## EXERCISE REQUIREMENTS:
Omit pictures and quote the listing below line by line, from its start through the line that holds "import pandas as pd".

-- START SUPPLIED MATERIAL --

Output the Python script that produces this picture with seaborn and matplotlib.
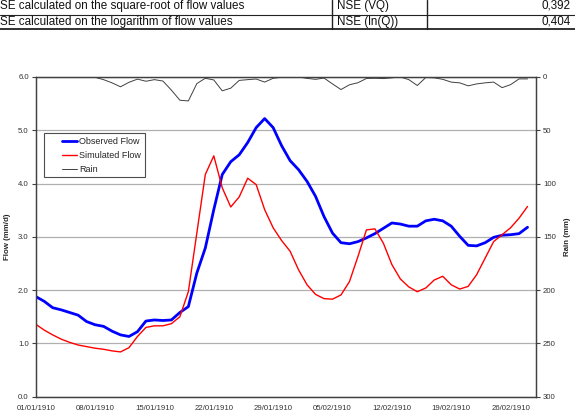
import matplotlib
matplotlib.use("Agg")
import matplotlib.pyplot as plt
import matplotlib.dates as mdates
from matplotlib.lines import Line2D
import seaborn as sns
import pandas as pd

start_date = "1910-01-01"
observed = [1.88, 1.79, 1.67, 1.63, 1.58, 1.53, 1.41, 1.35, 1.32, 1.23,
            1.16, 1.13, 1.22, 1.42, 1.44, 1.43, 1.44, 1.58, 1.69, 2.32,
            2.79, 3.51, 4.17, 4.41, 4.54, 4.77, 5.05, 5.22, 5.05, 4.71,
            4.43, 4.26, 4.04, 3.76, 3.38, 3.07, 2.89, 2.87, 2.91, 2.98,
            3.06, 3.16, 3.26, 3.24, 3.20, 3.20, 3.30, 3.33, 3.30, 3.20,
            3.01, 2.84, 2.83, 2.89, 2.99, 3.03, 3.04, 3.06, 3.18]
simulated = [1.36, 1.25, 1.16, 1.08, 1.02, 0.97, 0.94, 0.91, 0.89, 0.86,
             0.84, 0.92, 1.13, 1.30, 1.33, 1.33, 1.37, 1.50, 1.97, 3.07,
             4.17, 4.52, 3.92, 3.56, 3.75, 4.10, 3.98, 3.51, 3.17, 2.93,
             2.73, 2.38, 2.10, 1.92, 1.84, 1.83, 1.91, 2.16, 2.63, 3.13,
             3.15, 2.88, 2.48, 2.21, 2.06, 1.97, 2.04, 2.19, 2.26, 2.10,
             2.02, 2.07, 2.29, 2.60, 2.91, 3.04, 3.17, 3.35, 3.57]
rain = [0, 0, 0, 0, 0, 0, 0, 0.3, 2.5, 5.5,
        9.2, 5.0, 2.0, 4.0, 2.5, 3.8, 12.3, 21.8, 22.5, 6.2,
        1.2, 2.8, 13.0, 10.5, 3.2, 2.5, 1.9, 4.8, 1.2, 0.3,
        0, 0, 1.3, 2.2, 1.0, 6.5, 11.8, 7.3, 5.4, 1.4,
        1.2, 1.5, 0.8, 0, 2.5, 8.0, 0.5, 0.8, 2.2, 4.8,
        5.5, 8.3, 6.5, 5.5, 4.8, 10.0, 7.2, 1.8, 1.8]

table_rows = [("SE calculated on the square-root of flow values", "NSE (VQ)", "0,392"),
              ("SE calculated on the logarithm of flow values", "NSE (ln(Q))", "0,404")]

flow_ticks = [0.0, 1.0, 2.0, 3.0, 4.0, 5.0, 6.0]
rain_ticks = [0, 50, 100, 150, 200, 250, 300]

sns.set_style("white")
plt.rcParams["font.family"] = ["Liberation Sans", "DejaVu Sans"]

dates = pd.date_range(start_date, periods=len(observed), freq="D")
df = pd.DataFrame({"date": dates, "observed": observed,
                   "simulated": simulated, "rain": rain})

fig = plt.figure(figsize=(5.75, 4.13), dpi=100)
ax = fig.add_axes([0.0621, 0.0395, 0.8701, 0.7741])
ax2 = ax.twinx()

sns.lineplot(data=df, x="date", y="observed", ax=ax, color="#0000ff", linewidth=2.0)
sns.lineplot(data=df, x="date", y="simulated", ax=ax, color="#ff0000", linewidth=1.0)
sns.lineplot(data=df, x="date", y="rain", ax=ax2, color="#404040", linewidth=0.7)

ax.set_xlim(dates[0], dates[0] + pd.Timedelta(days=59))
ax.set_ylim(0, 6)
ax2.set_ylim(300, 0)
ax.set_yticks(flow_ticks)
ax.set_yticklabels([f"{t:.1f}" for t in flow_ticks])
ax2.set_yticks(rain_ticks)
ax2.set_yticklabels([str(t) for t in rain_ticks])
xt = pd.date_range(start_date, periods=9, freq="7D")
ax.set_xticks(xt)
ax.xaxis.set_major_formatter(mdates.DateFormatter("%d/%m/%Y"))

ax.grid(axis="y", color="#b0b0b0", linewidth=0.9)
ax.set_axisbelow(True)
ax.set_xlabel("")
ax.set_ylabel("Flow (mm/d)", fontsize=5.7, fontweight="bold", labelpad=5)
ax2.set_ylabel("Rain (mm)", fontsize=5.7, fontweight="bold", labelpad=6)
ax2.set_xlabel("")

for a in (ax, ax2):
    a.tick_params(axis="both", labelsize=5.6, length=3, width=0.8,
                  direction="out", pad=2, colors="#404040", labelcolor="#333333")
    for s in a.spines.values():
        s.set_color("#404040")
        s.set_linewidth(0.9)
ax.tick_params(axis="x", pad=3)

handles = [Line2D([], [], color="#0000ff", linewidth=2.0),
           Line2D([], [], color="#ff0000", linewidth=1.0),
           Line2D([], [], color="#404040", linewidth=0.7)]
labels = ["Observed Flow", "Simulated Flow", "Rain"]
leg = ax2.legend(handles, labels, loc="upper left", bbox_to_anchor=(0.017, 0.824),
                 fontsize=6.5, frameon=True, fancybox=False, edgecolor="#202020",
                 handlelength=3.2, labelspacing=0.55, borderpad=0.4, handletextpad=0.3,
                 borderaxespad=0)
leg.get_frame().set_linewidth(0.8)
# shorten the visible handle lines to their right half (Excel-like spacing)
for ln in leg.get_lines():
    xd = list(ln.get_xdata())
    if len(xd) >= 2:
        ln.set_xdata([xd[0] + (xd[-1] - xd[0]) * 0.5, xd[-1]])
        ln.set_ydata(list(ln.get_ydata())[:2])

# cropped table at the top
W, H = 575.0, 413.0
def fx(px): return px / W
def fy(py): return 1 - py / H
row_y = [6, 22]
for (t1, t2, t3), yy in zip(table_rows, row_y):
    fig.text(fx(0.5), fy(yy), t1, fontsize=8.4, va="center", ha="left", color="#111111")
    fig.text(fx(337), fy(yy), t2, fontsize=8.4, va="center", ha="left", color="#111111")
    fig.text(fx(571), fy(yy), t3, fontsize=8.4, va="center", ha="right", color="#111111")
fig.add_artist(Line2D([0, 1], [fy(15.4), fy(15.4)], color="#222222", linewidth=0.8))
fig.add_artist(Line2D([0, 1], [fy(29.3), fy(29.3)], color="#222222", linewidth=1.3))
for vx in (331.5, 427):
    fig.add_artist(Line2D([fx(vx), fx(vx)], [fy(0), fy(29.3)], color="#222222", linewidth=1.0))

fig.savefig("out.png", dpi=100)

-- END SUPPLIED MATERIAL --

## EXERCISE ANSWER:
Output the Python script that produces this picture with seaborn and matplotlib.
import matplotlib
matplotlib.use("Agg")
import matplotlib.pyplot as plt
import matplotlib.dates as mdates
from matplotlib.lines import Line2D
import seaborn as sns
import pandas as pd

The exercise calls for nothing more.